ターミネーター:ニュー・フェイト
TERMINATOR: DARK FATE(2019)
★★★★★★☆☆☆☆ 6
ジェームズ・キャメロン復帰作とのことですが、監督は別人というのがミソの「ターミネーター:ニュー・フェイト」。
こんな人におすすめ。
- 「ターミネーター2」に深い思い入れのない人。
- 3~5作目を観ていない人。
- マーベル映画のようなアクション・エンターテイメント作品が観たい人。
「ターミネーター2」の続編(正史)として、「3~5作目は気に入らないからなかったことにした」本作。
キャラクターの正式なその後の話を作る、というより、今のシュワルツェネッガー、今のリンダ・ハミルトンのために今作を用意した、という印象を受けました。

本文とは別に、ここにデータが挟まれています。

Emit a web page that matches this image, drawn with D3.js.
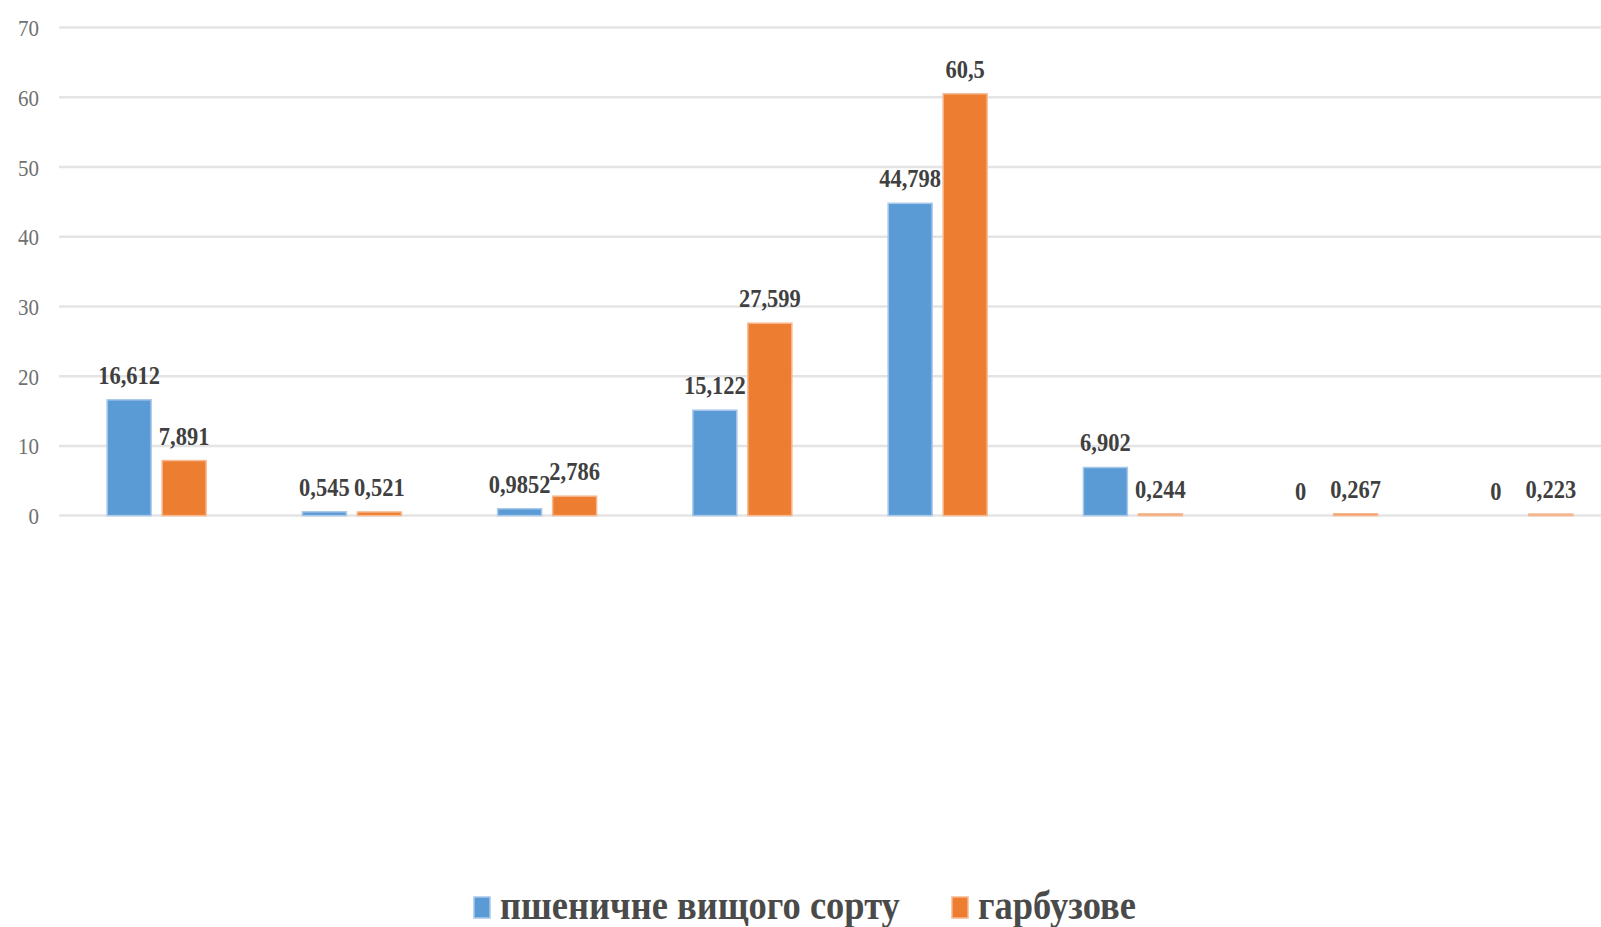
<!DOCTYPE html>
<html>
<head>
<meta charset="utf-8">
<script src="https://cdn.jsdelivr.net/npm/d3@7/dist/d3.min.js"></script>
<style>
  html, body { margin: 0; padding: 0; background: #fff; }
  svg { display: block; }
</style>
</head>
<body>
<svg id="chart" width="1601" height="927"></svg>
<script>
// Categories (unlabelled groups) and the two series
const categories = ["1", "2", "3", "4", "5", "6", "7", "8"];
const seriesNames = ["пшеничне вищого сорту", "гарбузове"];
const wheatValues = [16.612, 0.545, 0.9852, 15.122, 44.798, 6.902, 0, 0];
const pumpkinValues = [7.891, 0.521, 2.786, 27.599, 60.5, 0.244, 0.267, 0.223];
const yTicks = [0, 10, 20, 30, 40, 50, 60, 70];

const colors = ["#5B9BD5", "#ED7D31"];
const edgeColors = ["#a8c8ea", "#f6b88f"];
const serif = "'Liberation Serif', 'Times New Roman', serif";
const stretch = 1.12; // tall, narrow glyphs

const svg = d3.select("#chart");
const W = 1601, H = 927;

// Plot area (the category band extends slightly past the right edge)
const plot = { left: 59, right: 1621, top: 27.6, bottom: 515.6 };

const x0 = d3.scaleBand()
  .domain(categories)
  .range([plot.left, plot.right])
  .paddingInner(0.493)
  .paddingOuter(0.2465);

const x1 = d3.scaleBand()
  .domain([0, 1])
  .range([0, x0.bandwidth()])
  .paddingInner(0.2);

const y = d3.scaleLinear().domain([0, 70]).range([plot.bottom, plot.top]);

// Gridlines
svg.append("g")
  .selectAll("line")
  .data(yTicks)
  .join("line")
  .attr("x1", plot.left)
  .attr("x2", W)
  .attr("y1", d => y(d))
  .attr("y2", d => y(d))
  .attr("stroke", "#e4e4e4")
  .attr("stroke-width", 2.5);

// Y axis labels
const yAxis = d3.axisLeft(y).tickValues(yTicks).tickSize(0).tickPadding(0);
const yAxisG = svg.append("g")
  .attr("transform", `translate(${plot.left - 20},0)`)
  .call(yAxis);
yAxisG.select(".domain").remove();
yAxisG.selectAll("text")
  .attr("font-family", serif)
  .attr("font-size", 21)
  .attr("fill", "#707070")
  .attr("dy", "0.34em")
  .attr("transform", `scale(1,${stretch})`);

// Bars
const rows = categories.map((c, i) => ({
  cat: c,
  vals: [wheatValues[i], pumpkinValues[i]]
}));

const groups = svg.append("g")
  .selectAll("g")
  .data(rows)
  .join("g")
  .attr("transform", d => `translate(${x0(d.cat)},0)`);

groups.selectAll("rect")
  .data(d => d.vals.map((v, s) => ({ v, s })))
  .join("rect")
  .filter(d => d.v > 0)
  .attr("x", d => x1(d.s))
  .attr("y", d => y(d.v))
  .attr("width", x1.bandwidth())
  .attr("height", d => y(0) - y(d.v))
  .attr("fill", d => colors[d.s])
  .attr("stroke", d => edgeColors[d.s])
  .attr("stroke-width", 1.5);

// Value labels
const fmt = v => String(v).replace(".", ",");
groups.selectAll("text")
  .data(d => d.vals.map((v, s) => ({ v, s })))
  .join("text")
  .attr("transform", d =>
    `translate(${x1(d.s) + x1.bandwidth() / 2},${y(d.v) - 16}) scale(1,${stretch})`)
  .attr("text-anchor", "middle")
  .attr("font-family", serif)
  .attr("font-weight", "bold")
  .attr("font-size", 22.5)
  .attr("fill", "#404040")
  .text(d => fmt(d.v));

// Legend
const legendItems = [
  { name: seriesNames[0], color: colors[0], edge: edgeColors[0], x: 474 },
  { name: seriesNames[1], color: colors[1], edge: edgeColors[1], x: 952 }
];
const legend = svg.append("g");
legendItems.forEach(item => {
  legend.append("rect")
    .attr("x", item.x)
    .attr("y", 897)
    .attr("width", 16)
    .attr("height", 21)
    .attr("fill", item.color)
    .attr("stroke", item.edge)
    .attr("stroke-width", 1.5);
  legend.append("text")
    .attr("transform", `translate(${item.x + 26},919) scale(1,${stretch})`)
    .attr("font-family", serif)
    .attr("font-weight", "bold")
    .attr("font-size", 36.5)
    .attr("fill", "#4a4a4a")
    .text(item.name);
});
</script>
</body>
</html>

要はキャラ主体でなく役者主体で作られた物語。今の彼らに合うのはこういうキャラ設定であろう、というように。
それはエドワード・ファーロングにも言えることです。
新キャラはとても魅力的だと思います。
特にマッケンジー・デイヴィス演じるグレース。女性ですが長身なので、絵に迫力が出ます。
ん?でもこのグレースの設定、どこかで観たような…
4作目観ていない人の方が、新鮮に受け入れられると思います。
そして、本作の真の主人公と言うべきナタリア・レイエス演じるダニー。
バイオハザードやワイルド・スピードに出ているミシェル・ロドリゲスに品をもたせ美人にした感じ(ミシェル・ロドリゲスが品がなく不美人と言っているのではありません、念のため)
マイティ・ソーに出ているテッサ・トンプソンにも似ています。
敵ターミネーターのREV-9は、普通の作業員といった感じでそこらへんにいそうです。でもこれが逆に怖い。

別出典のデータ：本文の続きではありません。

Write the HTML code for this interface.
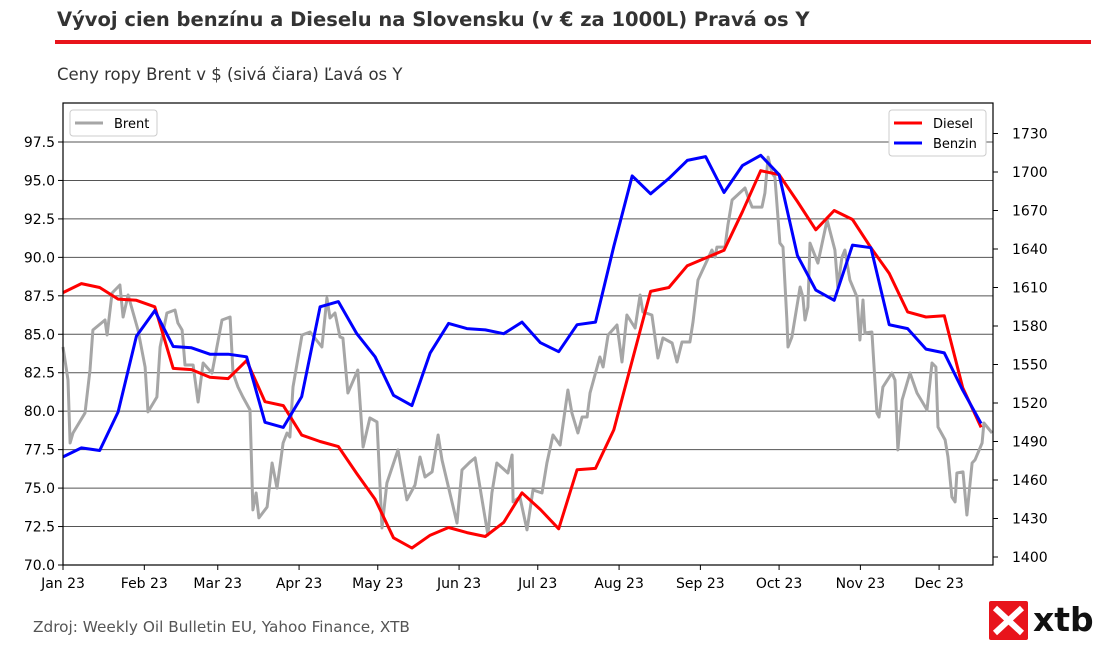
<!DOCTYPE html>
<html><head><meta charset="utf-8"><style>
body{margin:0;background:#fff;width:1099px;height:650px;overflow:hidden;font-family:"Liberation Sans","DejaVu Sans",sans-serif}
</style></head><body>
<svg id="c" width="1099" height="650" xmlns="http://www.w3.org/2000/svg">
<text x="57" y="26" font-size="19.5" font-weight="bold" fill="#333" font-family="DejaVu Sans,sans-serif">Vývoj cien benzínu a Dieselu na Slovensku (v € za 1000L) Pravá os Y</text>
<rect x="55" y="40" width="1036" height="4" fill="#e8141b"/>
<text x="57" y="80" font-size="16.5" fill="#333" font-family="DejaVu Sans,sans-serif">Ceny ropy Brent v $ (sivá čiara) Ľavá os Y</text>
<g id="grid"></g><g id="series"></g><g id="axes"></g>
<text x="33" y="632" font-size="15.3" fill="#555" font-family="DejaVu Sans,sans-serif">Zdroj: Weekly Oil Bulletin EU, Yahoo Finance, XTB</text>
<g>
<rect x="989" y="601" width="39" height="39" fill="#e8141b" rx="2"/>
<path d="M995 608 L1022 633 M1022 608 L995 633" stroke="#fff" stroke-width="6"/>
<text x="1033" y="631" font-size="33" font-weight="bold" fill="#111" font-family="DejaVu Sans,sans-serif">xtb</text>
</g>
</svg>
<script>
const monthLabels=["Jan 23","Feb 23","Mar 23","Apr 23","May 23","Jun 23","Jul 23","Aug 23","Sep 23","Oct 23","Nov 23","Dec 23"];
const monthDays=[0,31,59,90,120,151,181,212,243,273,304,334];
const leftTicks=[70,72.5,75,77.5,80,82.5,85,87.5,90,92.5,95,97.5];
const rightTicks=[1400,1430,1460,1490,1520,1550,1580,1610,1640,1670,1700,1730];
const weekDays=[0,7,14,21,28,35,42,49,56,63,70,77,84,91,98,105,112,119,126,133,140,147,154,161,168,175,182,189,196,203,210,217,224,231,238,245,252,259,266,273,280,287,294,301,308,315,322,329,336,343,350];
const diesel=[1606,1613,1610,1601,1600,1595,1547,1546,1540,1539,1553,1521,1518,1495,1490,1486,1465,1445,1415,1407,1417,1423,1419,1416,1427,1450,1437,1422,1468,1469,1499,1553,1607,1610,1627,1633,1639,1669,1701,1698,1677,1655,1670,1663,1641,1621,1591,1587,1588,1532,1501];
const benzin=[1478,1485,1483,1513,1572,1592,1564,1563,1558,1558,1556,1505,1501,1525,1595,1599,1574,1556,1526,1518,1559,1582,1578,1577,1574,1583,1567,1560,1581,1583,1642,1697,1683,1695,1709,1712,1684,1705,1713,1698,1635,1608,1600,1643,1641,1581,1578,1562,1559,1530,1504];
const brentDays=[0,1.9,2.7,3.8,8.4,10.3,11.4,16,16.8,18.7,21.7,22.9,24.8,28.6,31.3,32.4,35.8,37,39.6,42.7,43.8,45.4,46.5,49.6,51.5,53.4,56.8,60.6,63.7,64.8,66.7,68.6,71.3,72.4,73.6,74.7,77.8,79.7,81.6,83.9,85.4,86.5,87.7,91.1,94.2,98.7,100.6,101.8,103.7,105.6,106.7,108.6,112.4,114.4,117,119.7,121.6,123.5,127.7,131.1,134.2,136.1,138,140.7,143,144.5,150.2,152.1,155.2,157.1,162,163.5,165.4,169.6,171.2,171.6,174.2,176.9,179.2,182.6,184.5,186.8,189.5,192.5,194,196.3,197.9,199.8,200.9,204.7,205.9,207.8,211.2,213.1,215,218.1,220,221.1,224.5,226.8,228.7,232.2,234.1,236,239,240.2,242.1,247.4,248.6,249.3,252.4,253.5,255.1,260,261.2,262.7,266.5,267.6,268.8,270.3,271.4,273.3,274.5,276,276.4,277.9,281,282.1,282.9,284,284.8,287.8,291.3,294.3,295.4,297,298.1,300,302.7,303.8,305,305.7,308.4,310.3,311.1,312.6,316,317.2,318.3,319.9,322.9,325.6,329.4,331.3,332.8,333.6,336.3,337.4,338.9,340.1,340.8,343.1,344.6,346.6,347.7,350.4,351.1,354.2];
const brent=[84.17,82.03,77.93,78.58,79.88,82.68,85.28,85.93,84.95,87.68,88.2,86.12,87.55,85.28,82.87,79.95,80.92,84.17,86.38,86.58,85.73,85.28,83,83,80.6,83.13,82.48,85.93,86.12,82.48,81.57,80.92,80.08,73.58,74.68,73.06,73.77,76.63,75,77.93,78.58,78.32,81.57,84.95,85.15,84.17,87.36,86.06,86.38,84.82,84.76,81.18,82.68,77.67,79.56,79.3,72.41,75.33,77.48,74.23,75.2,77.02,75.72,76.05,78.45,76.83,72.73,76.18,76.7,76.96,71.95,74.68,76.63,75.98,77.15,74.1,74.42,72.28,74.88,74.68,76.63,78.45,77.8,81.38,79.88,78.58,79.62,79.62,81.18,83.52,82.87,84.95,85.6,83.2,86.25,85.41,87.55,86.45,86.25,83.46,84.76,84.43,83.2,84.5,84.5,85.8,88.53,90.48,90.02,90.67,90.67,92.1,93.73,94.51,93.92,93.27,93.27,94.18,96.52,95.48,95.22,90.93,90.67,85.93,84.17,84.82,88.07,87.42,85.93,86.77,90.93,89.63,92.43,90.48,88.07,90.02,90.48,88.53,87.42,84.63,87.23,85.08,85.15,79.88,79.62,81.57,82.48,82.03,77.48,80.73,82.48,81.18,80.08,83.13,82.87,78.97,78.13,77.02,74.42,74.1,75.98,76.05,73.25,76.63,76.83,77.93,79.23,78.58];

const X0=63,X1=993,Y0=103,Y1=565,NS="http://www.w3.org/2000/svg";
const xs=d=>X0+d*2.623;
const yL=v=>565-(v-70)*15.382;
const yR=v=>557-(v-1400)*38.5/30;
function mk(t,a,p){const e=document.createElementNS(NS,t);for(const k in a)e.setAttribute(k,a[k]);p.appendChild(e);return e;}
const grid=document.getElementById('grid'),ser=document.getElementById('series'),ax=document.getElementById('axes');
leftTicks.forEach(v=>{if(v===70)return;const l=mk('line',{x1:X0,x2:X1,y1:yL(v),y2:yL(v),stroke:'#555','stroke-width':1},grid);

});
function line(ds,vs,f,col,name){const p=mk('polyline',{points:ds.map((d,i)=>xs(d).toFixed(1)+','+f(vs[i]).toFixed(1)).join(' '),fill:'none',stroke:col,'stroke-width':3,'stroke-linejoin':'round'},ser);

}
line(brentDays,brent,yL,'#a6a6a6','brent-line');
line(weekDays,diesel,yR,'#ff0000','diesel-line');
line(weekDays,benzin,yR,'#0000ff','benzin-line');
const fr=mk('rect',{x:X0,y:Y0,width:X1-X0,height:Y1-Y0,fill:'none',stroke:'#000','stroke-width':1.2},ax);


const tf='font-family:"DejaVu Sans",sans-serif;font-size:14px';
leftTicks.forEach(v=>{mk('line',{x1:X0-5,x2:X0,y1:yL(v),y2:yL(v),stroke:'#000'},ax);
const t=mk('text',{x:X0-8,y:yL(v)+5,'text-anchor':'end',style:tf},ax);t.textContent=v.toFixed(1);

});
rightTicks.forEach(v=>{mk('line',{x1:X1,x2:X1+5,y1:yR(v),y2:yR(v),stroke:'#000'},ax);
const t=mk('text',{x:X1+19,y:yR(v)+5,style:tf},ax);t.textContent=v;

});
monthDays.forEach((d,i)=>{mk('line',{x1:xs(d),x2:xs(d),y1:Y1,y2:Y1+5,stroke:'#000'},ax);
const t=mk('text',{x:xs(d),y:Y1+23,'text-anchor':'middle',style:tf},ax);t.textContent=monthLabels[i];

});
function legend(x,y,w,items,name){const g=mk('g',{},ax);


mk('rect',{x:x,y:y,width:w,height:items.length*20+6,rx:3,fill:'#fff',stroke:'#ccc'},g);
items.forEach((it,i)=>{const yy=y+13+i*20;mk('line',{x1:x+5,x2:x+33,y1:yy,y2:yy,stroke:it[1],'stroke-width':3},g);
const t=mk('text',{x:x+44,y:yy+5,style:'font-family:"DejaVu Sans",sans-serif;font-size:13px'},g);t.textContent=it[0];});}
legend(70,110,87,[['Brent','#a6a6a6']],'brent-legend');
legend(889,110,97,[['Diesel','#ff0000'],['Benzin','#0000ff']],'fuel-legend');
</script>
</body></html>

ターミネーター2の敵はとことん無表情でしたが、REV-9は人懐こい笑顔でほほ笑みます。でも目が笑っていません。何も見ていない、まさに機械のような目です。
グレースとREV-9の戦いには目を釘付けにされます。
これがマーベル映画を撮っているティム・ミラー監督の真骨頂でしょう。
「そうか、これは新しいターミネーターの話なんだ」と思ったのも束の間、リンダ・ハミルトンとシュワルツェネッガーが出てくると様相が一変します。
やはり今作の見どころは、久々の登場となるリンダ・ハミルトンではないでしょうか。
60歳を過ぎているはずですが、セリフや身振りにキレがあり、丸まったどころか尖った印象。

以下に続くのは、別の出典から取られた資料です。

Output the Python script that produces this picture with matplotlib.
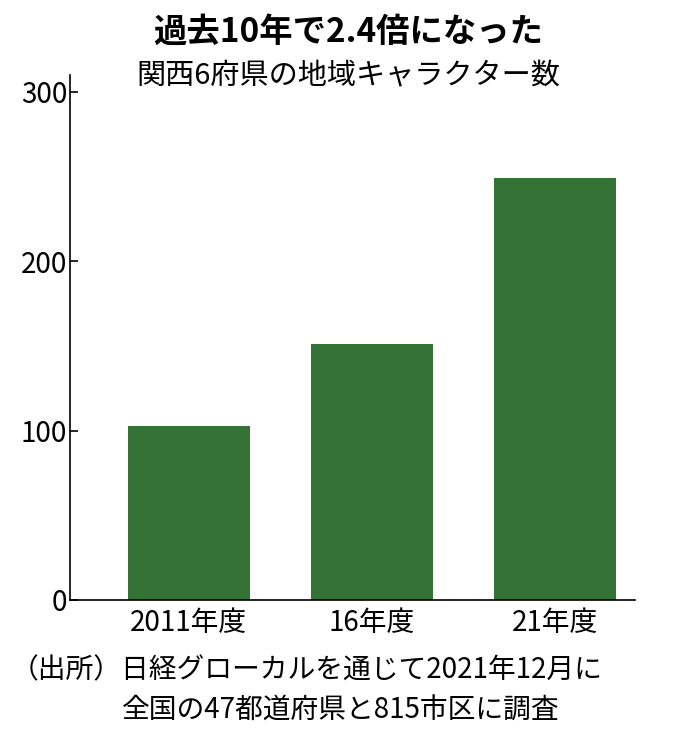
import matplotlib.pyplot as plt

plt.rcParams['font.family'] = ['Noto Sans CJK JP', 'DejaVu Sans']

years = ['2011年度', '16年度', '21年度']
counts = [103, 151, 249]

fig = plt.figure(figsize=(6.96, 7.43), dpi=100)
ax = fig.add_axes([0.1006, 0.1925, 0.812, 0.7066])
ax.bar(range(len(years)), counts, width=0.667, color='#347335')
ax.set_xlim(-0.65, 2.44)
ax.set_ylim(0, 310)
ax.set_yticks([0, 100, 200, 300])
ax.set_xticks(range(len(years)))
ax.set_xticklabels(years, fontsize=20)
ax.tick_params(axis='y', labelsize=20, direction='in', length=6, width=1.2, pad=2)
ax.tick_params(axis='x', length=0, pad=6)
for s in ['top', 'right']:
    ax.spines[s].set_visible(False)
ax.spines['left'].set_linewidth(1.2)
ax.spines['bottom'].set_linewidth(1.2)

fig.text(0.5, 0.957, '過去10年で2.4倍になった', ha='center', va='center', fontsize=24, fontweight='bold')
fig.text(0.5, 0.897, '関西6府県の地域キャラクター数', ha='center', va='center', fontsize=21)
fig.text(0.015, 0.098, '（出所）日経グローカルを通じて2021年12月に', ha='left', va='center', fontsize=20)
fig.text(0.175, 0.043, '全国の47都道府県と815市区に調査', ha='left', va='center', fontsize=20)

fig.savefig('out.png', dpi=100)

シュワちゃんに関しては、5作目に出ているためあまり新鮮味はないです。
ロボットなのに年を取っているし、何だか身体も膨張気味。カールおじさんとして心(CPU?)を入れ替えました。
ん?この設定もどこかで観たような…
5作目観ていない人の方が、新鮮に受け入れられると思います。
シュワちゃんが出てくると、お決まりのテーマ(ダダッダンッダダンッ)が流れます。
ここぞという所で流した方がキマるはずですが、これ見よがしに流れます。
これじゃもうターミネーターのテーマではなくシュワルツェネッガーのテーマですね。
そして、お決まりのパターンで全てをもっていってしまいます。
結果、新キャラの方に振り切れておらず、かといって旧キャラの描き方も薄いので、映画に深い心理的要素を求める人には向いていません。単純なアクション・エンターテイメント作品を楽しみたい人におすすめです。
「ターミネーター2」が出来たのは1990年代。ノストラダムスの予言なども話題になり、終末思想なるものとマッチしていたのでしょう。
でも終末は来ず、今は2019年。世界は終わらず、時代は続いていきます。
運命に身を委ねず、自らの志で道を切り開こう、というメッセージとして受け取りました。